DATASET EXTRACT ->
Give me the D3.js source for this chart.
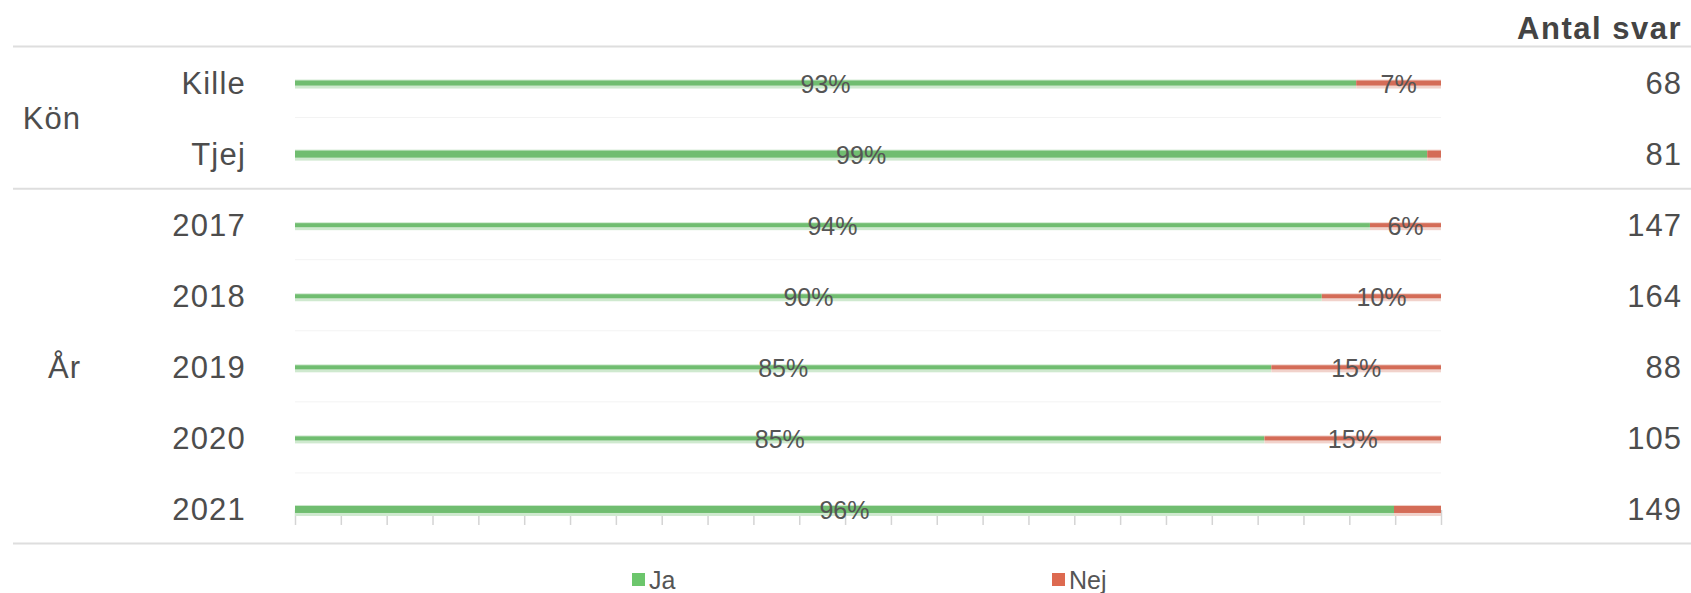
<!DOCTYPE html>
<html>
<head>
<meta charset="utf-8">
<script src="https://cdn.jsdelivr.net/npm/d3@7"></script>
<style>
  html, body { margin: 0; padding: 0; background: #ffffff; }
  svg { display: block; font-family: "Liberation Sans", Arial, sans-serif; }
</style>
</head>
<body>
<svg id="chart" width="1691" height="593"></svg>
<script>
// ---- data ----
const categories = ["Kille", "Tjej", "2017", "2018", "2019", "2020", "2021"];
const groupOf    = ["Kön", "Kön", "År", "År", "År", "År", "År"];
const groupNames = ["Kön", "År"];
const jaValues   = [92.6, 98.8, 93.8, 89.6, 85.2, 84.6, 95.9];
const nejValues  = [7.4, 1.2, 6.2, 10.4, 14.8, 15.4, 4.1];
const antalSvar  = [68, 81, 147, 164, 88, 105, 149];
const seriesNames = ["Ja", "Nej"];
const countHeader = "Antal svar";
const tickValues = d3.range(0, 101, 4);

// ---- styling / layout ----
const W = 1691, H = 593;
const colors = { Ja: "#70bd70", Nej: "#d46c57" };
const haloColors = { Ja: "#cfe9cf", Nej: "#f1d2cb" };
const legendColors = { Ja: "#6cc66c", Nej: "#dd6a50" };
const thickness = c => (c === "Tjej" || c === "2021") ? 7 : (c === "Kille" ? 5 : 4);
const textColor = "#4d4d4d";

const svg = d3.select("#chart");
svg.append("rect").attr("width", W).attr("height", H).attr("fill", "#fff");

const x = d3.scaleLinear().domain([0, 100]).range([295, 1441]);
const y = d3.scaleBand().domain(categories).range([47.5, 545]);

const rows = categories.map((c, i) => ({ cat: c, Ja: jaValues[i], Nej: nejValues[i], n: antalSvar[i], group: groupOf[i] }));
const stacked = d3.stack().keys(seriesNames)(rows);

// faint inner row gridlines
svg.append("g").selectAll("line")
  .data(categories.filter((c, i) => i > 0 && groupOf[i] === groupOf[i - 1]))
  .join("line")
  .attr("x1", x(0)).attr("x2", x(100))
  .attr("y1", d => y(d) - 1).attr("y2", d => y(d) - 1)
  .attr("stroke", "#f3f3f3").attr("stroke-width", 1);

// separators
const sepYs = [y.range()[0] - 1, y(categories[groupOf.indexOf("År")]) - 1, y.range()[1] - 1.5];
svg.append("g").selectAll("line").data(sepYs).join("line")
  .attr("x1", 13).attr("x2", W)
  .attr("y1", d => d).attr("y2", d => d)
  .attr("stroke", "#dedede").attr("stroke-width", 2);

// axis ticks under last row
const lastCat = categories[categories.length - 1];
const axisY = y(lastCat) + y.bandwidth() / 2 + thickness(lastCat) / 2 + 3;
const axisMinor = d3.axisBottom(x).tickValues(tickValues.filter(v => v % 20 !== 0)).tickSize(9).tickFormat("");
const axisMajor = d3.axisBottom(x).tickValues(tickValues.filter(v => v % 20 === 0)).tickSize(15).tickFormat("");
const gMinor = svg.append("g").attr("transform", `translate(0,${axisY})`).call(axisMinor);
const gMajor = svg.append("g").attr("transform", `translate(0,${axisY - 6})`).call(axisMajor);
[gMinor, gMajor].forEach(g => {
  g.select(".domain").remove();
  g.selectAll(".tick line").attr("stroke", "#d4d4d4").attr("stroke-width", 1.5);
});

// bars
const barG = svg.append("g");
stacked.forEach(series => {
  const key = series.key;
  const g = barG.append("g");
  g.selectAll("rect.halo").data(series).join("rect").attr("class", "halo")
    .attr("x", d => x(d[0])).attr("width", d => x(d[1]) - x(d[0]))
    .attr("y", d => y(d.data.cat) + y.bandwidth() / 2 - thickness(d.data.cat) / 2 - 1)
    .attr("height", d => thickness(d.data.cat) + 4)
    .attr("fill", haloColors[key]);
  g.selectAll("rect.bar").data(series).join("rect").attr("class", "bar")
    .attr("x", d => x(d[0])).attr("width", d => x(d[1]) - x(d[0]))
    .attr("y", d => y(d.data.cat) + y.bandwidth() / 2 - thickness(d.data.cat) / 2)
    .attr("height", d => thickness(d.data.cat))
    .attr("fill", colors[key]);
});

// percentage labels
stacked.forEach(series => {
  svg.append("g").selectAll("text").data(series.filter(d => d[1] - d[0] >= 5)).join("text")
    .attr("x", d => (x(d[0]) + x(d[1])) / 2)
    .attr("y", d => y(d.data.cat) + y.bandwidth() / 2 + 1)
    .attr("text-anchor", "middle").attr("dominant-baseline", "central")
    .attr("font-size", 25).attr("fill", "#555")
    .text(d => Math.round(d[1] - d[0]) + "%");
});

// category labels
svg.append("g").selectAll("text").data(categories).join("text")
  .attr("x", 246).attr("y", d => y(d) + y.bandwidth() / 2)
  .attr("text-anchor", "end").attr("dominant-baseline", "central")
  .attr("font-size", 31).attr("letter-spacing", 1.2).attr("fill", textColor)
  .text(d => d);

// group labels
svg.append("g").selectAll("text").data(groupNames).join("text")
  .attr("x", 81)
  .attr("y", gname => {
    const cs = categories.filter((c, i) => groupOf[i] === gname);
    return (y(cs[0]) + y(cs[cs.length - 1]) + y.bandwidth()) / 2;
  })
  .attr("text-anchor", "end").attr("dominant-baseline", "central")
  .attr("font-size", 31).attr("letter-spacing", 1).attr("fill", textColor)
  .text(d => d);

// counts
svg.append("g").selectAll("text").data(rows).join("text")
  .attr("x", 1682).attr("y", d => y(d.cat) + y.bandwidth() / 2)
  .attr("text-anchor", "end").attr("dominant-baseline", "central")
  .attr("font-size", 31).attr("letter-spacing", 1).attr("fill", textColor)
  .text(d => d.n);

// header
svg.append("text").attr("x", 1682).attr("y", 39)
  .attr("text-anchor", "end").attr("font-size", 31).attr("font-weight", "bold")
  .attr("letter-spacing", 1.5).attr("fill", "#444")
  .text(countHeader);

// legend
const legendX = d3.scalePoint().domain(seriesNames).range([632, 1052]);
const lg = svg.append("g").selectAll("g").data(seriesNames).join("g")
  .attr("transform", d => `translate(${legendX(d)},573)`);
lg.append("rect").attr("width", 13).attr("height", 13).attr("fill", d => legendColors[d]);
lg.append("text").attr("x", 17).attr("y", 7).attr("dominant-baseline", "central")
  .attr("font-size", 25).attr("fill", "#555").text(d => d);
</script>
</body>
</html>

YOUR OBJECTIVE -> For the listing above, identify each line bearing "chart".

REPLY TO THE TASK ->
Give me the D3.js source for this chart.
<svg id="chart" width="1691" height="593"></svg>
const svg = d3.select("#chart");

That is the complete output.